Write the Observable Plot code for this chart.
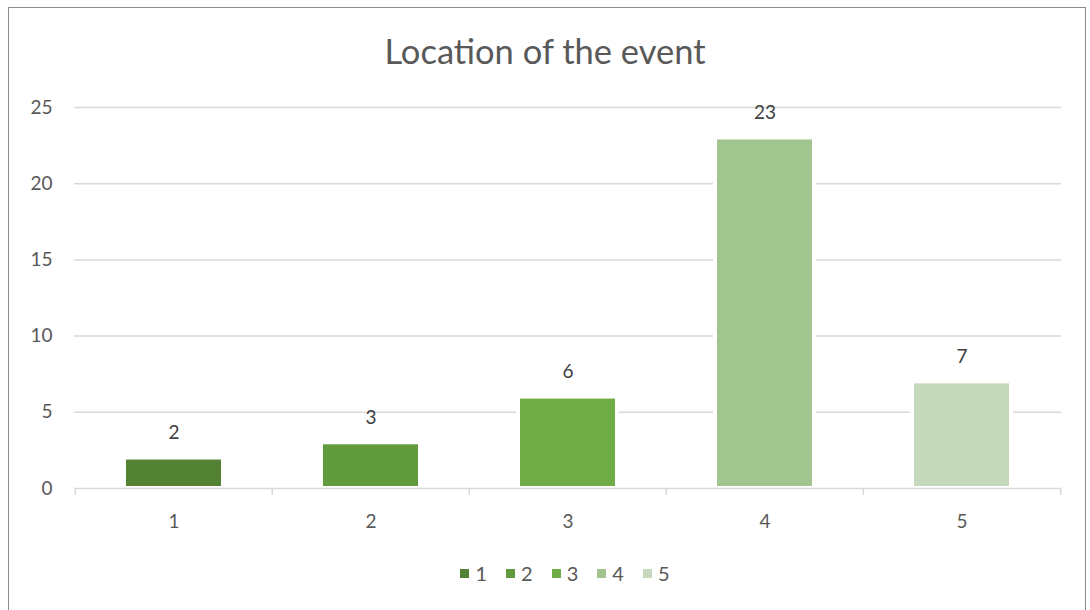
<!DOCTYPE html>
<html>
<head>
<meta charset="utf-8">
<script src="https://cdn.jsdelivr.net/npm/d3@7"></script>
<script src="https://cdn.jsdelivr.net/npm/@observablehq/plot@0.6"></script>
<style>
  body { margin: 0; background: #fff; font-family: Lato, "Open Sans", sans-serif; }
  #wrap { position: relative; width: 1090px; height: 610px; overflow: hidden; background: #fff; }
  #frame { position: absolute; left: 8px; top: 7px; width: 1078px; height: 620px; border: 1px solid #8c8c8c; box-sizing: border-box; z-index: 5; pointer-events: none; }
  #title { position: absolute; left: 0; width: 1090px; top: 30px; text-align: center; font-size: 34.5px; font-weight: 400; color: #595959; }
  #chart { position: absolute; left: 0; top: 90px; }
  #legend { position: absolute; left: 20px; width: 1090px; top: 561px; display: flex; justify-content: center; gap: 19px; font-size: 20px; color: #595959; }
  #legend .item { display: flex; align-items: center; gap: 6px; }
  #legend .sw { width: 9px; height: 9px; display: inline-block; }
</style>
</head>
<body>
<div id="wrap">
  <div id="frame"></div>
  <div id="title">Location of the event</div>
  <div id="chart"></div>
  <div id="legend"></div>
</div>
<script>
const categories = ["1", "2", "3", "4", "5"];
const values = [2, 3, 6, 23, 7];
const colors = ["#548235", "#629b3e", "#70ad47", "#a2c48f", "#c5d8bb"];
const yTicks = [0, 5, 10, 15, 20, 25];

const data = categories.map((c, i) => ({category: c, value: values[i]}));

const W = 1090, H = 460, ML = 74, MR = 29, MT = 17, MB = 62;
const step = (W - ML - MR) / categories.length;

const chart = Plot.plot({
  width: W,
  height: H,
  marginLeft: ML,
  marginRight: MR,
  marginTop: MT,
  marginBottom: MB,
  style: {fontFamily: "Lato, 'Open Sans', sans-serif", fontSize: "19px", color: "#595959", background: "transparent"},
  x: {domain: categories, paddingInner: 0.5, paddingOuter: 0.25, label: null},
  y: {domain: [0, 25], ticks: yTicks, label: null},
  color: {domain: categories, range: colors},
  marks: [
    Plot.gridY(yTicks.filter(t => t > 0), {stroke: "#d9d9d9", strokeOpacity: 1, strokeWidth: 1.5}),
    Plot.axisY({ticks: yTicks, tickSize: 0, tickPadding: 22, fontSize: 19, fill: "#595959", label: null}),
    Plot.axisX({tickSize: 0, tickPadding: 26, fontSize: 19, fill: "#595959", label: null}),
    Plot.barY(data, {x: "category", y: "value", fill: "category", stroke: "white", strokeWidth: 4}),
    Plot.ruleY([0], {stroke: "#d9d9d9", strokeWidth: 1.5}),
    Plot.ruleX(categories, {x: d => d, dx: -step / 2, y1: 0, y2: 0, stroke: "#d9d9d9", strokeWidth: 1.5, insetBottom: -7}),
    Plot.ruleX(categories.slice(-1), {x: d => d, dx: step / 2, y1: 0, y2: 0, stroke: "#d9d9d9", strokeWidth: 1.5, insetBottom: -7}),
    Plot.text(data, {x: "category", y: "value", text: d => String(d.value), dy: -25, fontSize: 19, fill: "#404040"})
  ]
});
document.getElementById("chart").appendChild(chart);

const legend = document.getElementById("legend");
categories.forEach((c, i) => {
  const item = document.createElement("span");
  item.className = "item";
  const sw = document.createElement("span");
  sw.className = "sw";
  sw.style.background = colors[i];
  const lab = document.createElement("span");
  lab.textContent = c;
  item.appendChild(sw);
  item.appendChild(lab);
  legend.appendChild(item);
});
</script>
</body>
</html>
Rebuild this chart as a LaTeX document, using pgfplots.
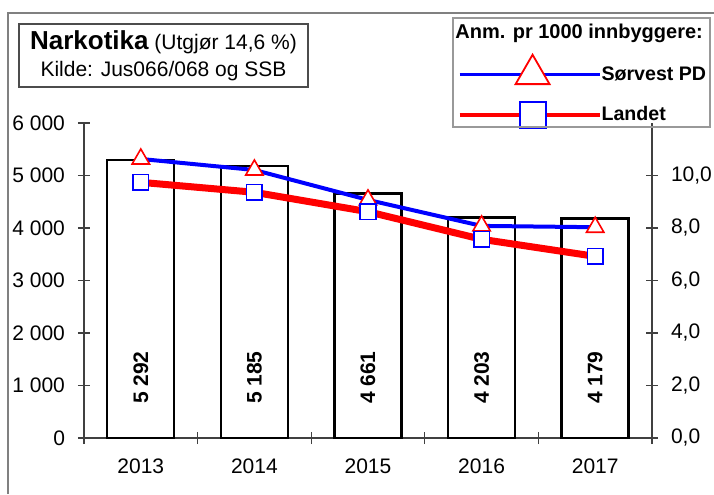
========================
# Directions for this task:
All records must be output exactly as they are, except for the pictures, which are left out.

# Result of this exercise:
Write the Observable Plot code for this chart.
<!DOCTYPE html>
<html>
<head>
<meta charset="utf-8">
<script src="https://cdn.jsdelivr.net/npm/d3@7"></script>
<script src="https://cdn.jsdelivr.net/npm/@observablehq/plot@0.6"></script>
<style>
  body { margin: 0; background: #fff; font-family: Lato, "Open Sans", sans-serif; }
  #wrap { position: relative; width: 1090px; height: 610px; overflow: hidden; background: #fff; }
  #frame { position: absolute; left: 8px; top: 7px; width: 1078px; height: 620px; border: 1px solid #8c8c8c; box-sizing: border-box; z-index: 5; pointer-events: none; }
  #title { position: absolute; left: 0; width: 1090px; top: 30px; text-align: center; font-size: 34.5px; font-weight: 400; color: #595959; }
  #chart { position: absolute; left: 0; top: 90px; }
  #legend { position: absolute; left: 20px; width: 1090px; top: 561px; display: flex; justify-content: center; gap: 19px; font-size: 20px; color: #595959; }
  #legend .item { display: flex; align-items: center; gap: 6px; }
  #legend .sw { width: 9px; height: 9px; display: inline-block; }
</style>
</head>
<body>
<div id="wrap">
  <div id="frame"></div>
  <div id="title">Location of the event</div>
  <div id="chart"></div>
  <div id="legend"></div>
</div>
<script>
const categories = ["1", "2", "3", "4", "5"];
const values = [2, 3, 6, 23, 7];
const colors = ["#548235", "#629b3e", "#70ad47", "#a2c48f", "#c5d8bb"];
const yTicks = [0, 5, 10, 15, 20, 25];

const data = categories.map((c, i) => ({category: c, value: values[i]}));

const W = 1090, H = 460, ML = 74, MR = 29, MT = 17, MB = 62;
const step = (W - ML - MR) / categories.length;

const chart = Plot.plot({
  width: W,
  height: H,
  marginLeft: ML,
  marginRight: MR,
  marginTop: MT,
  marginBottom: MB,
  style: {fontFamily: "Lato, 'Open Sans', sans-serif", fontSize: "19px", color: "#595959", background: "transparent"},
  x: {domain: categories, paddingInner: 0.5, paddingOuter: 0.25, label: null},
  y: {domain: [0, 25], ticks: yTicks, label: null},
  color: {domain: categories, range: colors},
  marks: [
    Plot.gridY(yTicks.filter(t => t > 0), {stroke: "#d9d9d9", strokeOpacity: 1, strokeWidth: 1.5}),
    Plot.axisY({ticks: yTicks, tickSize: 0, tickPadding: 22, fontSize: 19, fill: "#595959", label: null}),
    Plot.axisX({tickSize: 0, tickPadding: 26, fontSize: 19, fill: "#595959", label: null}),
    Plot.barY(data, {x: "category", y: "value", fill: "category", stroke: "white", strokeWidth: 4}),
    Plot.ruleY([0], {stroke: "#d9d9d9", strokeWidth: 1.5}),
    Plot.ruleX(categories, {x: d => d, dx: -step / 2, y1: 0, y2: 0, stroke: "#d9d9d9", strokeWidth: 1.5, insetBottom: -7}),
    Plot.ruleX(categories.slice(-1), {x: d => d, dx: step / 2, y1: 0, y2: 0, stroke: "#d9d9d9", strokeWidth: 1.5, insetBottom: -7}),
    Plot.text(data, {x: "category", y: "value", text: d => String(d.value), dy: -25, fontSize: 19, fill: "#404040"})
  ]
});
document.getElementById("chart").appendChild(chart);

const legend = document.getElementById("legend");
categories.forEach((c, i) => {
  const item = document.createElement("span");
  item.className = "item";
  const sw = document.createElement("span");
  sw.className = "sw";
  sw.style.background = colors[i];
  const lab = document.createElement("span");
  lab.textContent = c;
  item.appendChild(sw);
  item.appendChild(lab);
  legend.appendChild(item);
});
</script>
</body>
</html>
Rebuild this chart as a LaTeX document, using pgfplots.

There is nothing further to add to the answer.